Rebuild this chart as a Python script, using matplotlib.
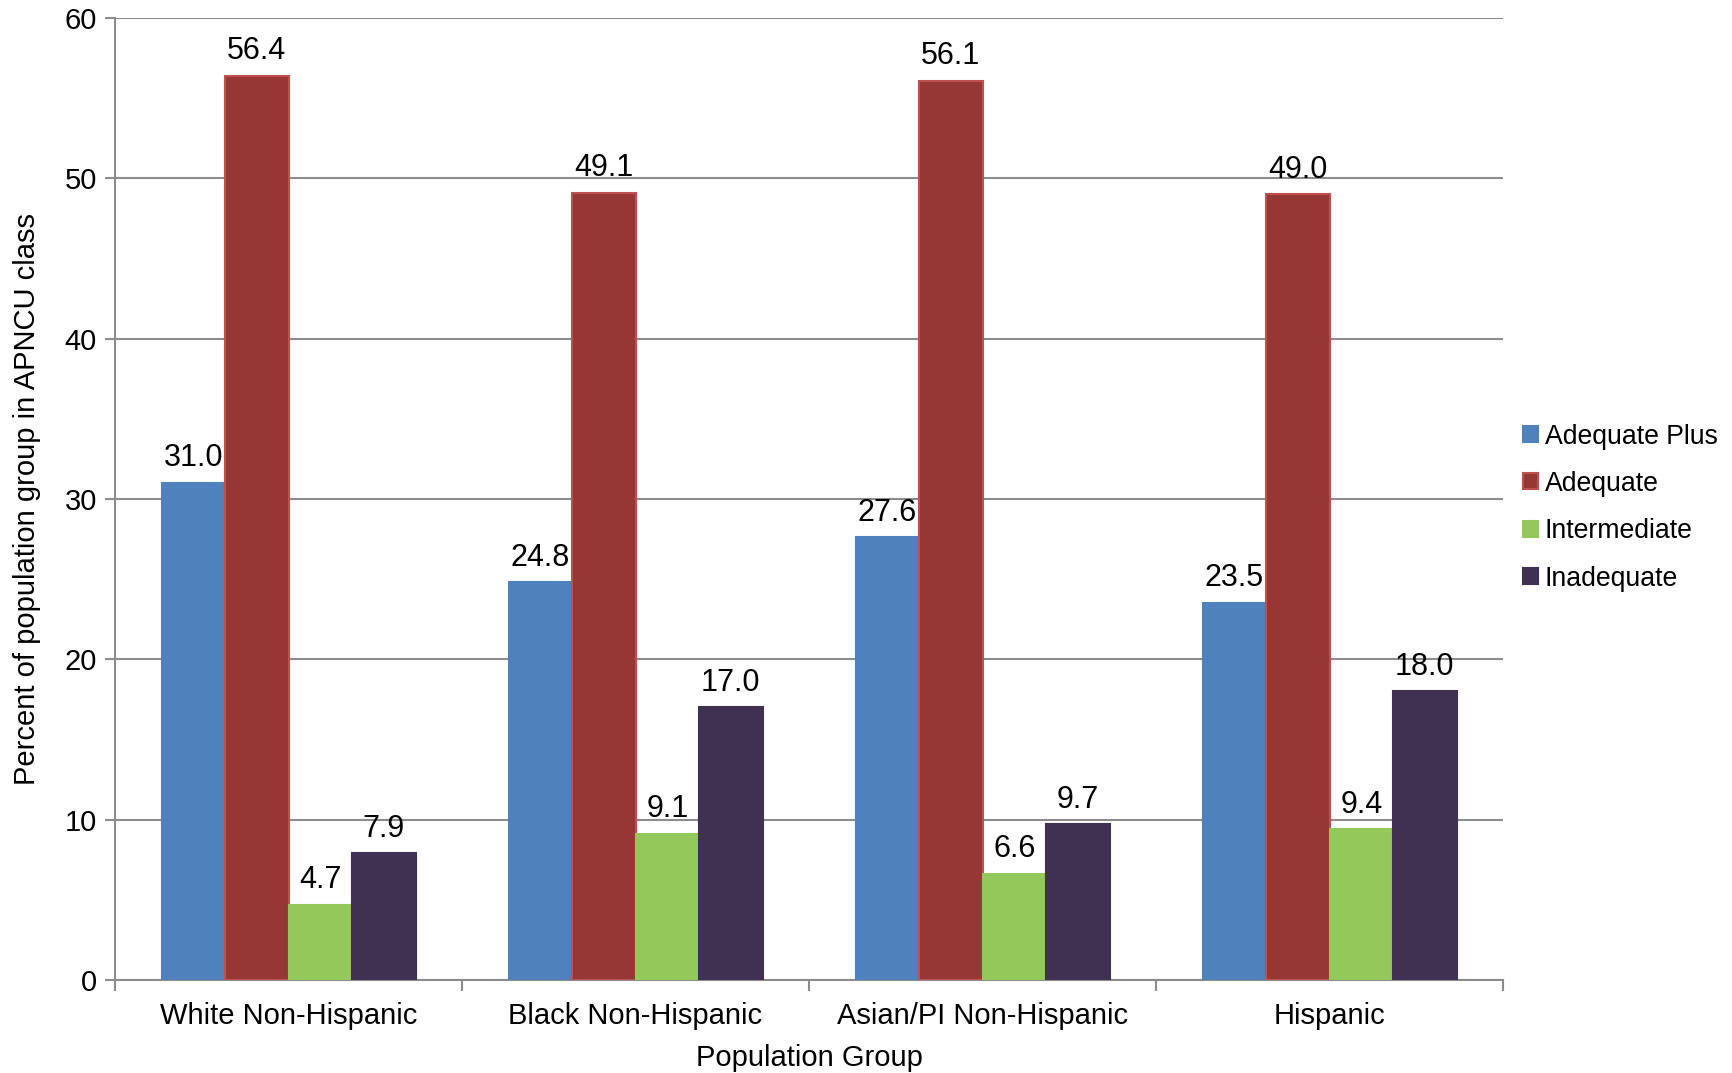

• • •

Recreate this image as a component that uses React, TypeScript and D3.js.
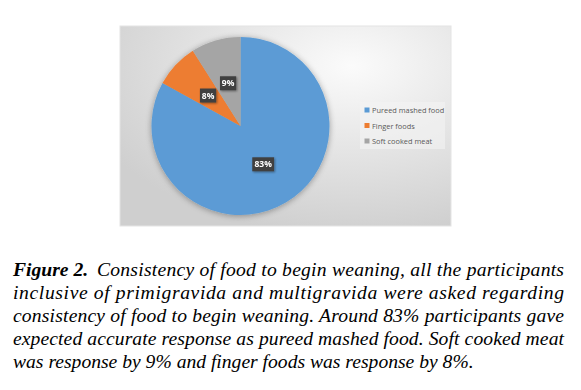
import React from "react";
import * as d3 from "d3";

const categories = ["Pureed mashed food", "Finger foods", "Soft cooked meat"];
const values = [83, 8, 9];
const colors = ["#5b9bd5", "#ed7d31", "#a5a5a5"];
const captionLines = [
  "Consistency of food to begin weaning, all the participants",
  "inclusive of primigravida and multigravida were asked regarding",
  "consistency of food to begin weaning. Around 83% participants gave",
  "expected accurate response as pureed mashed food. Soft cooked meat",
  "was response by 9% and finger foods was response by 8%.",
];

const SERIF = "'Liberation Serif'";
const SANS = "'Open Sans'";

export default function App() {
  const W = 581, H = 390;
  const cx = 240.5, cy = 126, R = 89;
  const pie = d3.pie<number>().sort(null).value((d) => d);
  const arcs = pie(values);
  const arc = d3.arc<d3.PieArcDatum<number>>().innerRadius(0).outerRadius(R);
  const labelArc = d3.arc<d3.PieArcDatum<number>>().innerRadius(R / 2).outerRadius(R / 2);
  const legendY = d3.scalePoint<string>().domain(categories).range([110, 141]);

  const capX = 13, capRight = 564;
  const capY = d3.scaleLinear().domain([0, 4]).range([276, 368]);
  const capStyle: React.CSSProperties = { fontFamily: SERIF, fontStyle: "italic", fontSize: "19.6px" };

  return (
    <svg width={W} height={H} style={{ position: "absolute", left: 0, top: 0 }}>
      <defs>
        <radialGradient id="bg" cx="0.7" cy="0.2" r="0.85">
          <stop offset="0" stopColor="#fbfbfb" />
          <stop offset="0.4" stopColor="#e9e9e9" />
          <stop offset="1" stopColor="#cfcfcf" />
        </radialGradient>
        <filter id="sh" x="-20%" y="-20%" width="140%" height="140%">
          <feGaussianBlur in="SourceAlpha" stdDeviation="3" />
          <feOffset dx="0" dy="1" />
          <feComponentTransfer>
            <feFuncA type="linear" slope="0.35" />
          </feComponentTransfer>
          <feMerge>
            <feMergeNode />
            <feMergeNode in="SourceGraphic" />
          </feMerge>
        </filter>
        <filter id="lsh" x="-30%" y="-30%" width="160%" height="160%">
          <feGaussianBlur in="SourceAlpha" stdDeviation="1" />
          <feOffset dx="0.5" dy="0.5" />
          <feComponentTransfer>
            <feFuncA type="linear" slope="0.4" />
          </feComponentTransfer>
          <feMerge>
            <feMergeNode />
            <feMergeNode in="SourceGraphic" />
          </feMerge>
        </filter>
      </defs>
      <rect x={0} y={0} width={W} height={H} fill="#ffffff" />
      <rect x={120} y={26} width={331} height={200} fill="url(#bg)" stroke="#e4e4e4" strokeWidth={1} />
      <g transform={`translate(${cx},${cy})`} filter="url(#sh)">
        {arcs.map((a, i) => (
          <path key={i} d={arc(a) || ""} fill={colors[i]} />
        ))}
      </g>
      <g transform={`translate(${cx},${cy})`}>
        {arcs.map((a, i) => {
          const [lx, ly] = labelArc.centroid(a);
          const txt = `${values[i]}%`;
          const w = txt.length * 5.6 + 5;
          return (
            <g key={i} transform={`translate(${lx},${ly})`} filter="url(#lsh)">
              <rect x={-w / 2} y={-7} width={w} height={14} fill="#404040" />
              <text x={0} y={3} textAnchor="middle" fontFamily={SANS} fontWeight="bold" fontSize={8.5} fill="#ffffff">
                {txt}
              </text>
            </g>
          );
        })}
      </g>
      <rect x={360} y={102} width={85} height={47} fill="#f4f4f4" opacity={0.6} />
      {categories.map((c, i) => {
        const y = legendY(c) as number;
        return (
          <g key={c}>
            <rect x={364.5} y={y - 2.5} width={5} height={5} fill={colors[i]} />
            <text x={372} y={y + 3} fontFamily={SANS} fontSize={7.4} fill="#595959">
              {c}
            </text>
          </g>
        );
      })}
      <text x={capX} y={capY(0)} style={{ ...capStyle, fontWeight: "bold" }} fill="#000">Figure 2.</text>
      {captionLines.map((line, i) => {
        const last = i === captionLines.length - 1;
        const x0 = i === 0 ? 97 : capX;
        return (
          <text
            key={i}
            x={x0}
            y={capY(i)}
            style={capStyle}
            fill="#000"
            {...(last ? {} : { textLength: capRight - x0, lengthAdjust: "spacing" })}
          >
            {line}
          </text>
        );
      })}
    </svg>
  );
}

• • •

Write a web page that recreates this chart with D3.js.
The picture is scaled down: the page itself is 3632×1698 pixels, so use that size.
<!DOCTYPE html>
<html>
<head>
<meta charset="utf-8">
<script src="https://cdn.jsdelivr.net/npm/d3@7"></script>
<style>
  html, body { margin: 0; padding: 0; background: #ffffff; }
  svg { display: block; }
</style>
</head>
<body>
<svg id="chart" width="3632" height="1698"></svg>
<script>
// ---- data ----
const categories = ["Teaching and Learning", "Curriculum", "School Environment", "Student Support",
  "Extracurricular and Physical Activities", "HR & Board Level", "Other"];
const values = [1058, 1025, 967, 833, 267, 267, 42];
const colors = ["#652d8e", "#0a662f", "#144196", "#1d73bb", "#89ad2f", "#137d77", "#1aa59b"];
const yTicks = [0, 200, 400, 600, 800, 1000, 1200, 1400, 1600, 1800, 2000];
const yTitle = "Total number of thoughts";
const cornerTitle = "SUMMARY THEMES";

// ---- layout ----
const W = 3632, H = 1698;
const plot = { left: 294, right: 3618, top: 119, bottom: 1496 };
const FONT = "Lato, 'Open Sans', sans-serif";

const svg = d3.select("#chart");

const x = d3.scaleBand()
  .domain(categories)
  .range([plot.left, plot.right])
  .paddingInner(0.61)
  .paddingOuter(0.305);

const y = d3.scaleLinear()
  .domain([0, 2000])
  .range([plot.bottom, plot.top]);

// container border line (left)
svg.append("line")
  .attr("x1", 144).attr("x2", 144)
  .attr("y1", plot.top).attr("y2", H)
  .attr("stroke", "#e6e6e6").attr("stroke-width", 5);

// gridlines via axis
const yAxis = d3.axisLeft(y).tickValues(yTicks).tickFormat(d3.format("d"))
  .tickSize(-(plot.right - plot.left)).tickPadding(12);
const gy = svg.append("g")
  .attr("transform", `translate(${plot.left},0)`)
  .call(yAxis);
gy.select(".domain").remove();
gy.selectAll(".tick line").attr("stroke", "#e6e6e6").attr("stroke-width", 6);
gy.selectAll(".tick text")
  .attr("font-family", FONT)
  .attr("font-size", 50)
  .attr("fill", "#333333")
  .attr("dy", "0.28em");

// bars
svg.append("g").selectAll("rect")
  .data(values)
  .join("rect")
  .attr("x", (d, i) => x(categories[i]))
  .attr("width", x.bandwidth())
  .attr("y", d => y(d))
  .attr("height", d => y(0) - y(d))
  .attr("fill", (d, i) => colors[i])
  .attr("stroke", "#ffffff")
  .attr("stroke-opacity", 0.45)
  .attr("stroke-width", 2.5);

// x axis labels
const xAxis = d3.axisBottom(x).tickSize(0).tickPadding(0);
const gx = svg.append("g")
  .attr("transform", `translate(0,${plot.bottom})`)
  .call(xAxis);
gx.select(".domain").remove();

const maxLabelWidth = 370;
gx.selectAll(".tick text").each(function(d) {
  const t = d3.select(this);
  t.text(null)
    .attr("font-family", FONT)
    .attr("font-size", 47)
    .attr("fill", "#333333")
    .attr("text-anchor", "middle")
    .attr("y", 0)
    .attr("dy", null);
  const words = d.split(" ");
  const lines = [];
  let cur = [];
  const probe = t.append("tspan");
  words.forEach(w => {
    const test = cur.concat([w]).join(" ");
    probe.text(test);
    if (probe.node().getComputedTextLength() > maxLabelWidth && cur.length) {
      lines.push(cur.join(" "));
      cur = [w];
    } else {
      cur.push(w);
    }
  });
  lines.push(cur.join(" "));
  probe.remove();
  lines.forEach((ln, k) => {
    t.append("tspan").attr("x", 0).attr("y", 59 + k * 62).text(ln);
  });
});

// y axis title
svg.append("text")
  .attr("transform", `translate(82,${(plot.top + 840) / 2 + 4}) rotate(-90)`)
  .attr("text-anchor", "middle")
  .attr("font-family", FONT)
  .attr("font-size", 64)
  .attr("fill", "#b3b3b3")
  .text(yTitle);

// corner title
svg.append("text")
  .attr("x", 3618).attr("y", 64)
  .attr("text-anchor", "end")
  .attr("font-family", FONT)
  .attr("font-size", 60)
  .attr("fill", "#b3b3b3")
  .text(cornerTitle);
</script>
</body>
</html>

• • •

From the listing above, repeat only the lines between the line containing "Recreate this image" and the line containing "import * as", those two included. Pictures are not part of the copy.

• _Output of the exercise_:
Recreate this image as a component that uses React, TypeScript and D3.js.
import React from "react";
import * as d3 from "d3";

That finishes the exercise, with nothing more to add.